### The task
Extract, exactly as written, each line from the start of the records below to the line containing "300, 350, 400];", both ends included; drop the pictures.

═════ Material ═════

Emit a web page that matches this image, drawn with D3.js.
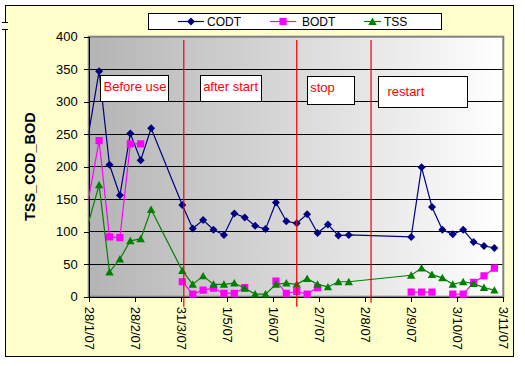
<!DOCTYPE html>
<html>
<head>
<meta charset="utf-8">
<script src="https://cdn.jsdelivr.net/npm/d3@7"></script>
<style>
  body { margin: 0; background: #fff; }
  text { font-family: "Liberation Sans", Arial, sans-serif; }
</style>
</head>
<body>
<div id="chart"></div>
<script>
// weekly samples (first one lies before the axis start and is clipped)
const sampleDates = ["21/1/07", "4/2/07", "11/2/07", "18/2/07", "25/2/07", "4/3/07", "11/3/07",
  "1/4/07", "8/4/07", "15/4/07", "22/4/07", "29/4/07", "6/5/07", "13/5/07", "20/5/07", "27/5/07",
  "3/6/07", "10/6/07", "17/6/07", "24/6/07", "1/7/07", "8/7/07", "15/7/07", "22/7/07",
  "2/9/07", "9/9/07", "16/9/07", "23/9/07", "30/9/07", "7/10/07", "14/10/07", "21/10/07", "28/10/07"];

const codt = [157, 347, 203, 156, 251, 210, 259, 141, 105, 118, 103, 95, 128, 122, 109, 104,
  145, 116, 113, 127, 98, 111, 94, 95, 92, 199, 138, 103, 96, 103, 84, 78, 75];
const bodt = [63, 240, 92, 91, 235, 235, null, 23, 4, 10, 13, 5, 5, 14, null, null,
  24, 5, 8, 4, 14, null, null, null, 7, 7, 7, null, 4, 4, 22, 32, 44];
const tss = [58, 172, 38, 58, 86, 89, 134, 40, 19, 32, 19, 19, 21, 13, 4, 4,
  19, 21, 19, 28, 19, 15, 23, 23, 33, 44, 34, 29, 19, 23, 20, 14, 10];

const tickLabels = ["28/1/07", "28/2/07", "31/3/07", "1/5/07", "1/6/07", "2/7/07",
  "2/8/07", "2/9/07", "3/10/07", "3/11/07"];
const yTicks = [0, 50, 100, 150, 200, 250, 300, 350, 400];

const eventDates = ["2/4/07", "17/6/07", "6/8/07"];
const noteLabels = ["Before use", "after start", "stop", "restart"];
const noteStart = ["5/2/07", "13/4/07", "24/6/07", "11/8/07"];
const noteEnd = ["23/3/07", "24/5/07", "26/7/07", "10/10/07"];
const noteTop = [340, 340, 339, 339];
const noteBottom = [300, 300, 296, 291];

const seriesNames = ["CODT", "BODT", "TSS"];
const seriesColors = ["#000080", "#ff00ff", "#008000"];

const parse = d3.timeParse("%d/%m/%y");
const dates = sampleDates.map(parse);
const series = [codt, bodt, tss].map((vals, i) => ({
  name: seriesNames[i],
  color: seriesColors[i],
  values: vals.map((v, j) => ({ date: dates[j], v }))
}));

const W = 525, H = 366;
const margin = { top: 36.7, right: 21.7, bottom: 69.3, left: 88.7 };
const width = W - margin.left - margin.right;
const height = H - margin.top - margin.bottom;

const svg = d3.select('#chart').append('svg')
  .attr('width', W).attr('height', H);

// outer chart frame
svg.append('rect').attr('x', 5).attr('y', 5).attr('width', 508).attr('height', 351)
  .attr('fill', '#ffffcc');
svg.append('path')
  .attr('d', 'M5,22V5H513V356H5V29M2,22H8M2,29H8')
  .attr('fill', 'none').attr('stroke', '#000').attr('stroke-width', 1)
  .attr('shape-rendering', 'crispEdges');

const defs = svg.append('defs');
const grad = defs.append('linearGradient').attr('id', 'bg').attr('x1', 0).attr('x2', 1).attr('y1', 0).attr('y2', 0);
grad.append('stop').attr('offset', '0%').attr('stop-color', '#b4b4b4');
grad.append('stop').attr('offset', '100%').attr('stop-color', '#ffffff');
defs.append('clipPath').attr('id', 'clip').append('rect')
  .attr('x', 0).attr('y', -6).attr('width', width).attr('height', height + 12);

const x = d3.scaleTime()
  .domain([parse(tickLabels[0]), parse(tickLabels[tickLabels.length - 1])])
  .range([0, width]);
const y = d3.scaleLinear().domain([0, 400]).range([height, 0]);

const g = svg.append('g').attr('transform', `translate(${margin.left},${margin.top})`);

g.append('rect').attr('width', width).attr('height', height).attr('fill', 'url(#bg)');

// gridlines
g.append('g').selectAll('line')
  .data(yTicks.filter(d => d > 0 && d < 400))
  .enter().append('line')
  .attr('x1', 0).attr('x2', width)
  .attr('y1', d => y(d)).attr('y2', d => y(d))
  .attr('stroke', '#000').attr('shape-rendering', 'crispEdges');

g.append('rect').attr('width', width).attr('height', height)
  .attr('fill', 'none').attr('stroke', '#808080').attr('stroke-width', 2);

// axes
const xAxis = g.append('g')
  .attr('transform', `translate(0,${height})`)
  .call(d3.axisBottom(x)
    .tickValues(tickLabels.map(parse))
    .tickFormat((d, i) => tickLabels[i])
    .tickSize(5).tickSizeOuter(0));
xAxis.selectAll('text')
  .attr('transform', 'rotate(90)')
  .attr('x', 10).attr('y', 0).attr('dy', '0.36em')
  .style('text-anchor', 'start');

const yAxis = g.append('g')
  .call(d3.axisLeft(y).tickValues(yTicks).tickSize(5).tickSizeOuter(0).tickPadding(6));

[xAxis, yAxis].forEach(a => {
  a.selectAll('text').attr('font-size', 13).attr('fill', '#000')
    .style('font-family', '"Liberation Sans", Arial, sans-serif');
  a.selectAll('line, path').attr('stroke', '#000').attr('shape-rendering', 'crispEdges');
});

svg.append('text')
  .attr('transform', `translate(35,${margin.top + height / 2}) rotate(-90)`)
  .attr('text-anchor', 'middle')
  .attr('font-size', 14.5).attr('font-weight', 'bold')
  .text('TSS_COD_BOD');

// markers
const markerPath = {
  CODT: 'M0,-4L4,0L0,4L-4,0Z',
  BODT: 'M-3.6,-3.6H3.6V3.6H-3.6Z',
  TSS: 'M0,-4L4.2,3.4H-4.2Z'
};

const line = d3.line()
  .defined(d => d.v != null)
  .x(d => x(d.date)).y(d => y(d.v));

const data = g.append('g').attr('clip-path', 'url(#clip)');
series.forEach(s => {
  data.append('path')
    .datum(s.values)
    .attr('fill', 'none').attr('stroke', s.color).attr('stroke-width', 1.2)
    .attr('d', line);
  data.selectAll(null)
    .data(s.values.filter(d => d.v != null))
    .enter().append('path')
    .attr('transform', d => `translate(${x(d.date)},${y(d.v)})`)
    .attr('d', markerPath[s.name])
    .attr('fill', s.color);
});

// annotation boxes
noteLabels.forEach((label, i) => {
  const x0 = x(parse(noteStart[i])), x1 = x(parse(noteEnd[i]));
  const y0 = y(noteTop[i]), y1 = y(noteBottom[i]);
  g.append('rect')
    .attr('x', x0).attr('y', y0).attr('width', x1 - x0).attr('height', y1 - y0)
    .attr('fill', '#fff').attr('stroke', '#000').attr('shape-rendering', 'crispEdges');
  g.append('text')
    .attr('x', x0 + (i === 3 ? 9 : 3)).attr('y', y0 + (i === 3 ? 19.5 : 15.5))
    .attr('fill', '#ff0000').attr('font-size', 13)
    .text(label);
});

// event lines
g.append('g').selectAll('line')
  .data(eventDates.map(parse))
  .enter().append('line')
  .attr('x1', d => x(d)).attr('x2', d => x(d))
  .attr('y1', y(395)).attr('y2', (d, i) => y(0) + (i === 2 ? 6 : 10))
  .attr('stroke', '#ee0000').attr('stroke-width', 1.2);

// legend
const legend = svg.append('g');
legend.append('rect').attr('x', 148.5).attr('y', 13.5).attr('width', 293).attr('height', 16)
  .attr('fill', '#fff').attr('stroke', '#000');
const legendX = [178, 270, 364];
series.forEach((s, i) => {
  const lg = legend.append('g').attr('transform', `translate(${legendX[i]},21.5)`);
  lg.append('line').attr('x1', 0).attr('x2', i === 2 ? 17 : 26)
    .attr('stroke', s.color).attr('stroke-width', 1.2);
  lg.append('path').attr('d', markerPath[s.name])
    .attr('transform', `translate(${i === 2 ? 8.5 : 13},0)`)
    .attr('fill', s.color);
  lg.append('text').attr('x', i === 2 ? 20 : (i === 0 ? 29 : 32)).attr('y', 4.3)
    .attr('font-size', 12).text(s.name);
});
</script>
</body>
</html>
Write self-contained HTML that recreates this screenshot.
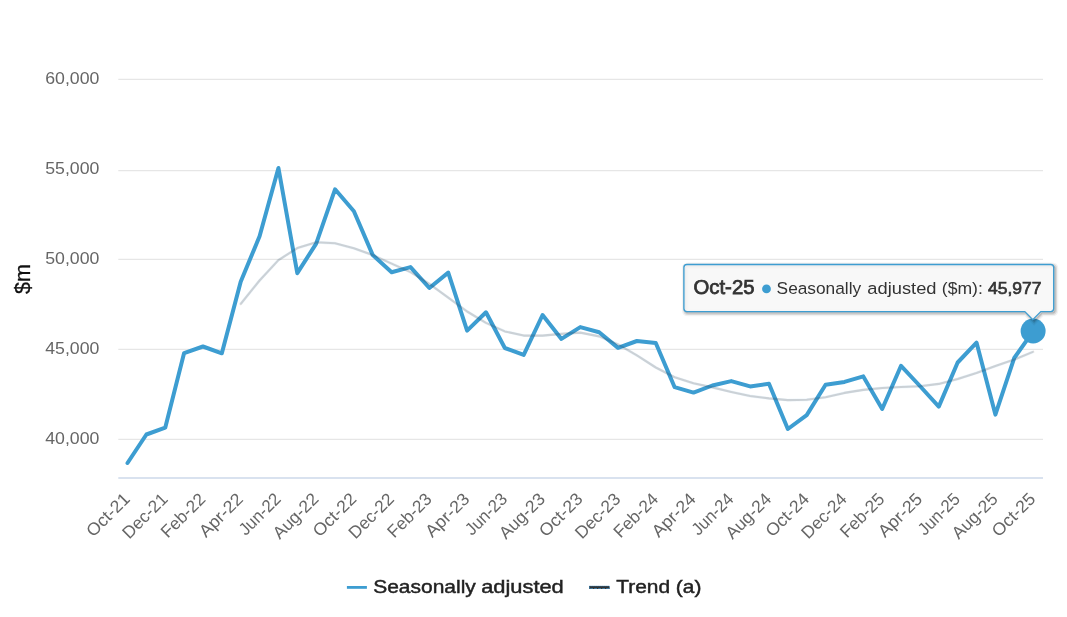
<!DOCTYPE html>
<html lang="en"><head><meta charset="utf-8"><title>Chart</title>
<style>html,body{margin:0;padding:0;background:#fff;overflow:hidden}svg{display:block}text{font-family:"Liberation Sans",Arial,sans-serif}</style></head><body>
<svg width="1067" height="617" viewBox="0 0 1067 617">
<rect width="1067" height="617" fill="#ffffff"/>
<path d="M118.3 79.33H1043.0" stroke="#e6e6e6" stroke-width="1.333" fill="none"/>
<path d="M118.3 170.67H1043.0" stroke="#e6e6e6" stroke-width="1.333" fill="none"/>
<path d="M118.3 259.33H1043.0" stroke="#e6e6e6" stroke-width="1.333" fill="none"/>
<path d="M118.3 349.33H1043.0" stroke="#e6e6e6" stroke-width="1.333" fill="none"/>
<path d="M118.3 439.33H1043.0" stroke="#e6e6e6" stroke-width="1.333" fill="none"/>
<path d="M118.3 478H1043.0" stroke="#ccd9ea" stroke-width="1.333" fill="none"/>
<text x="99.4" y="84.23" text-anchor="end" font-size="17.33" fill="#666666" textLength="54.2" lengthAdjust="spacingAndGlyphs">60,000</text>
<text x="99.4" y="174.23" text-anchor="end" font-size="17.33" fill="#666666" textLength="54.2" lengthAdjust="spacingAndGlyphs">55,000</text>
<text x="99.4" y="264.23" text-anchor="end" font-size="17.33" fill="#666666" textLength="54.2" lengthAdjust="spacingAndGlyphs">50,000</text>
<text x="99.4" y="354.23" text-anchor="end" font-size="17.33" fill="#666666" textLength="54.2" lengthAdjust="spacingAndGlyphs">45,000</text>
<text x="99.4" y="444.23" text-anchor="end" font-size="17.33" fill="#666666" textLength="54.2" lengthAdjust="spacingAndGlyphs">40,000</text>
<text transform="translate(30.2 279) rotate(-90)" text-anchor="middle" font-size="21.5" fill="#111111" stroke="#111111" stroke-width="0.3">$m</text>
<path d="M127.50 463.00 L146.37 434.50 L165.23 427.70 L184.10 353.10 L202.97 346.50 L221.84 353.30 L240.70 281.70 L259.57 236.30 L278.44 168.00 L297.30 273.20 L316.17 243.60 L335.04 189.30 L353.90 211.30 L372.77 255.10 L391.64 272.30 L410.50 267.10 L429.37 288.00 L448.24 272.60 L467.11 330.60 L485.97 312.30 L504.84 348.00 L523.71 354.90 L542.57 315.00 L561.44 338.90 L580.31 327.10 L599.17 332.30 L618.04 347.90 L636.91 341.00 L655.78 343.00 L674.64 387.20 L693.51 392.60 L712.38 385.50 L731.24 381.10 L750.11 386.40 L768.98 383.80 L787.85 429.00 L806.71 415.10 L825.58 384.70 L844.45 381.90 L863.31 376.40 L882.18 409.00 L901.05 365.80 L919.91 386.00 L938.78 406.60 L957.65 362.50 L976.51 342.60 L995.38 414.60 L1014.25 357.90 L1033.12 331.30" stroke="#3d9dd1" stroke-width="4" fill="none" stroke-linejoin="round" stroke-linecap="round"/>
<path d="M240.70 303.90 L259.57 280.50 L278.44 260.10 L297.30 248.10 L316.17 242.30 L335.04 243.30 L353.90 248.30 L372.77 255.10 L391.64 263.60 L410.50 272.10 L429.37 283.80 L448.24 297.60 L467.11 311.50 L485.97 322.90 L504.84 331.40 L523.71 335.60 L542.57 335.60 L561.44 333.90 L580.31 332.60 L599.17 336.40 L618.04 344.40 L636.91 355.40 L655.78 367.50 L674.64 377.20 L693.51 383.30 L712.38 387.40 L731.24 391.90 L750.11 396.00 L768.98 398.40 L787.85 400.10 L806.71 399.70 L825.58 397.20 L844.45 392.90 L863.31 389.90 L882.18 388.00 L901.05 387.00 L919.91 386.30 L938.78 383.90 L957.65 379.00 L976.51 372.90 L995.38 366.10 L1014.25 359.60 L1033.12 351.80" stroke="#2a8fd4" stroke-opacity="0.08" stroke-width="2.9" fill="none" stroke-linejoin="round"/>
<path d="M240.70 303.90 L259.57 280.50 L278.44 260.10 L297.30 248.10 L316.17 242.30 L335.04 243.30 L353.90 248.30 L372.77 255.10 L391.64 263.60 L410.50 272.10 L429.37 283.80 L448.24 297.60 L467.11 311.50 L485.97 322.90 L504.84 331.40 L523.71 335.60 L542.57 335.60 L561.44 333.90 L580.31 332.60 L599.17 336.40 L618.04 344.40 L636.91 355.40 L655.78 367.50 L674.64 377.20 L693.51 383.30 L712.38 387.40 L731.24 391.90 L750.11 396.00 L768.98 398.40 L787.85 400.10 L806.71 399.70 L825.58 397.20 L844.45 392.90 L863.31 389.90 L882.18 388.00 L901.05 387.00 L919.91 386.30 L938.78 383.90 L957.65 379.00 L976.51 372.90 L995.38 366.10 L1014.25 359.60 L1033.12 351.80" stroke="#333333" stroke-opacity="0.19" stroke-width="2.1" fill="none" stroke-linejoin="round" stroke-linecap="square"/>
<circle cx="1033.12" cy="331.0" r="12.5" fill="#3d9dd1"/>
<text transform="translate(131.00 500.10) rotate(-45)" text-anchor="end" font-size="17.33" fill="#666666" textLength="53.3" lengthAdjust="spacingAndGlyphs">Oct-21</text>
<text transform="translate(168.73 500.10) rotate(-45)" text-anchor="end" font-size="17.33" fill="#666666" textLength="56.0" lengthAdjust="spacingAndGlyphs">Dec-21</text>
<text transform="translate(206.46 500.10) rotate(-45)" text-anchor="end" font-size="17.33" fill="#666666" textLength="54.7" lengthAdjust="spacingAndGlyphs">Feb-22</text>
<text transform="translate(244.19 500.10) rotate(-45)" text-anchor="end" font-size="17.33" fill="#666666" textLength="54.1" lengthAdjust="spacingAndGlyphs">Apr-22</text>
<text transform="translate(281.92 500.10) rotate(-45)" text-anchor="end" font-size="17.33" fill="#666666" textLength="51.3" lengthAdjust="spacingAndGlyphs">Jun-22</text>
<text transform="translate(319.65 500.10) rotate(-45)" text-anchor="end" font-size="17.33" fill="#666666" textLength="56.5" lengthAdjust="spacingAndGlyphs">Aug-22</text>
<text transform="translate(357.38 500.10) rotate(-45)" text-anchor="end" font-size="17.33" fill="#666666" textLength="53.3" lengthAdjust="spacingAndGlyphs">Oct-22</text>
<text transform="translate(395.11 500.10) rotate(-45)" text-anchor="end" font-size="17.33" fill="#666666" textLength="56.0" lengthAdjust="spacingAndGlyphs">Dec-22</text>
<text transform="translate(432.84 500.10) rotate(-45)" text-anchor="end" font-size="17.33" fill="#666666" textLength="54.7" lengthAdjust="spacingAndGlyphs">Feb-23</text>
<text transform="translate(470.57 500.10) rotate(-45)" text-anchor="end" font-size="17.33" fill="#666666" textLength="54.1" lengthAdjust="spacingAndGlyphs">Apr-23</text>
<text transform="translate(508.30 500.10) rotate(-45)" text-anchor="end" font-size="17.33" fill="#666666" textLength="51.3" lengthAdjust="spacingAndGlyphs">Jun-23</text>
<text transform="translate(546.03 500.10) rotate(-45)" text-anchor="end" font-size="17.33" fill="#666666" textLength="56.5" lengthAdjust="spacingAndGlyphs">Aug-23</text>
<text transform="translate(583.76 500.10) rotate(-45)" text-anchor="end" font-size="17.33" fill="#666666" textLength="53.3" lengthAdjust="spacingAndGlyphs">Oct-23</text>
<text transform="translate(621.49 500.10) rotate(-45)" text-anchor="end" font-size="17.33" fill="#666666" textLength="56.0" lengthAdjust="spacingAndGlyphs">Dec-23</text>
<text transform="translate(659.22 500.10) rotate(-45)" text-anchor="end" font-size="17.33" fill="#666666" textLength="54.7" lengthAdjust="spacingAndGlyphs">Feb-24</text>
<text transform="translate(696.95 500.10) rotate(-45)" text-anchor="end" font-size="17.33" fill="#666666" textLength="54.1" lengthAdjust="spacingAndGlyphs">Apr-24</text>
<text transform="translate(734.68 500.10) rotate(-45)" text-anchor="end" font-size="17.33" fill="#666666" textLength="51.3" lengthAdjust="spacingAndGlyphs">Jun-24</text>
<text transform="translate(772.41 500.10) rotate(-45)" text-anchor="end" font-size="17.33" fill="#666666" textLength="56.5" lengthAdjust="spacingAndGlyphs">Aug-24</text>
<text transform="translate(810.14 500.10) rotate(-45)" text-anchor="end" font-size="17.33" fill="#666666" textLength="53.3" lengthAdjust="spacingAndGlyphs">Oct-24</text>
<text transform="translate(847.87 500.10) rotate(-45)" text-anchor="end" font-size="17.33" fill="#666666" textLength="56.0" lengthAdjust="spacingAndGlyphs">Dec-24</text>
<text transform="translate(885.60 500.10) rotate(-45)" text-anchor="end" font-size="17.33" fill="#666666" textLength="54.7" lengthAdjust="spacingAndGlyphs">Feb-25</text>
<text transform="translate(923.33 500.10) rotate(-45)" text-anchor="end" font-size="17.33" fill="#666666" textLength="54.1" lengthAdjust="spacingAndGlyphs">Apr-25</text>
<text transform="translate(961.06 500.10) rotate(-45)" text-anchor="end" font-size="17.33" fill="#666666" textLength="51.3" lengthAdjust="spacingAndGlyphs">Jun-25</text>
<text transform="translate(998.79 500.10) rotate(-45)" text-anchor="end" font-size="17.33" fill="#666666" textLength="56.5" lengthAdjust="spacingAndGlyphs">Aug-25</text>
<text transform="translate(1036.52 500.10) rotate(-45)" text-anchor="end" font-size="17.33" fill="#666666" textLength="53.3" lengthAdjust="spacingAndGlyphs">Oct-25</text>
<path d="M346.9 587.4H366.9" stroke="#3d9dd1" stroke-width="2.8" fill="none"/>
<text y="593.2" font-size="18.67" fill="#222222" stroke="#222222" stroke-width="0.45"><tspan x="373.2" textLength="102.6" lengthAdjust="spacingAndGlyphs">Seasonally</tspan> <tspan x="481.2" textLength="82.6" lengthAdjust="spacingAndGlyphs">adjusted</tspan></text>
<path d="M589.1 587.4H609.6" stroke="#2a8fd4" stroke-width="3" fill="none"/>
<path d="M589.6 587.4H609.4" stroke="#333333" stroke-width="1.9" fill="none"/>
<path d="M589.6 588.4H609.4" stroke="#333333" stroke-width="1" stroke-dasharray="1.2 2.8" stroke-dashoffset="0.6" fill="none"/>
<path d="M589.6 586.4H609.4" stroke="#333333" stroke-width="1" stroke-dasharray="1 1" fill="none"/>
<text x="616.2" y="593.2" font-size="18.67" fill="#222222" stroke="#222222" stroke-width="0.45" textLength="85.2" lengthAdjust="spacingAndGlyphs">Trend (a)</text>
<path d="M688.233 265.833H1052.0330000000001Q1055.0330000000001 265.833 1055.0330000000001 268.833V309.93300000000005Q1055.0330000000001 312.93300000000005 1052.0330000000001 312.93300000000005H1042.133L1034.133 320.93300000000005L1026.133 312.93300000000005H688.233Q685.233 312.93300000000005 685.233 309.93300000000005V268.833Q685.233 265.833 688.233 265.833Z" fill="none" stroke="#000" stroke-opacity="0.05" stroke-width="6.67"/>
<path d="M688.233 265.833H1052.0330000000001Q1055.0330000000001 265.833 1055.0330000000001 268.833V309.93300000000005Q1055.0330000000001 312.93300000000005 1052.0330000000001 312.93300000000005H1042.133L1034.133 320.93300000000005L1026.133 312.93300000000005H688.233Q685.233 312.93300000000005 685.233 309.93300000000005V268.833Q685.233 265.833 688.233 265.833Z" fill="none" stroke="#000" stroke-opacity="0.1" stroke-width="4"/>
<path d="M688.233 265.833H1052.0330000000001Q1055.0330000000001 265.833 1055.0330000000001 268.833V309.93300000000005Q1055.0330000000001 312.93300000000005 1052.0330000000001 312.93300000000005H1042.133L1034.133 320.93300000000005L1026.133 312.93300000000005H688.233Q685.233 312.93300000000005 685.233 309.93300000000005V268.833Q685.233 265.833 688.233 265.833Z" fill="none" stroke="#000" stroke-opacity="0.15" stroke-width="1.333"/>
<path d="M686.9 264.5H1050.7Q1053.7 264.5 1053.7 267.5V308.6Q1053.7 311.6 1050.7 311.6H1040.8L1032.8 319.6L1024.8 311.6H686.9Q683.9 311.6 683.9 308.6V267.5Q683.9 264.5 686.9 264.5Z" fill="#f7f7f7" fill-opacity="0.85" stroke="#3d9dd1" stroke-width="1.333"/>
<text x="693.5" y="293.5" font-size="20" fill="#333333" stroke="#333333" stroke-width="0.75" textLength="61" lengthAdjust="spacingAndGlyphs">Oct-25</text>
<circle cx="766.5" cy="288.9" r="4.4" fill="#3d9dd1"/>
<text y="293.5" font-size="17.33" fill="#333333"><tspan x="776.6" textLength="84.6" lengthAdjust="spacingAndGlyphs">Seasonally</tspan> <tspan x="867.3" textLength="69.2" lengthAdjust="spacingAndGlyphs">adjusted</tspan> <tspan x="941.8" textLength="41" lengthAdjust="spacingAndGlyphs">($m):</tspan></text>
<text x="988" y="293.5" font-size="17.33" fill="#333333" stroke="#333333" stroke-width="0.7" textLength="53.6" lengthAdjust="spacingAndGlyphs">45,977</text>
</svg></body></html>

═════

### Completed task
Emit a web page that matches this image, drawn with D3.js.
<!DOCTYPE html>
<html>
<head>
<meta charset="utf-8">
<script src="https://cdn.jsdelivr.net/npm/d3@7"></script>
<style>
  body { margin: 0; background: #fff; }
  text { font-family: "Liberation Sans", Arial, sans-serif; }
</style>
</head>
<body>
<div id="chart"></div>
<script>
// weekly samples (first one lies before the axis start and is clipped)
const sampleDates = ["21/1/07", "4/2/07", "11/2/07", "18/2/07", "25/2/07", "4/3/07", "11/3/07",
  "1/4/07", "8/4/07", "15/4/07", "22/4/07", "29/4/07", "6/5/07", "13/5/07", "20/5/07", "27/5/07",
  "3/6/07", "10/6/07", "17/6/07", "24/6/07", "1/7/07", "8/7/07", "15/7/07", "22/7/07",
  "2/9/07", "9/9/07", "16/9/07", "23/9/07", "30/9/07", "7/10/07", "14/10/07", "21/10/07", "28/10/07"];

const codt = [157, 347, 203, 156, 251, 210, 259, 141, 105, 118, 103, 95, 128, 122, 109, 104,
  145, 116, 113, 127, 98, 111, 94, 95, 92, 199, 138, 103, 96, 103, 84, 78, 75];
const bodt = [63, 240, 92, 91, 235, 235, null, 23, 4, 10, 13, 5, 5, 14, null, null,
  24, 5, 8, 4, 14, null, null, null, 7, 7, 7, null, 4, 4, 22, 32, 44];
const tss = [58, 172, 38, 58, 86, 89, 134, 40, 19, 32, 19, 19, 21, 13, 4, 4,
  19, 21, 19, 28, 19, 15, 23, 23, 33, 44, 34, 29, 19, 23, 20, 14, 10];

const tickLabels = ["28/1/07", "28/2/07", "31/3/07", "1/5/07", "1/6/07", "2/7/07",
  "2/8/07", "2/9/07", "3/10/07", "3/11/07"];
const yTicks = [0, 50, 100, 150, 200, 250, 300, 350, 400];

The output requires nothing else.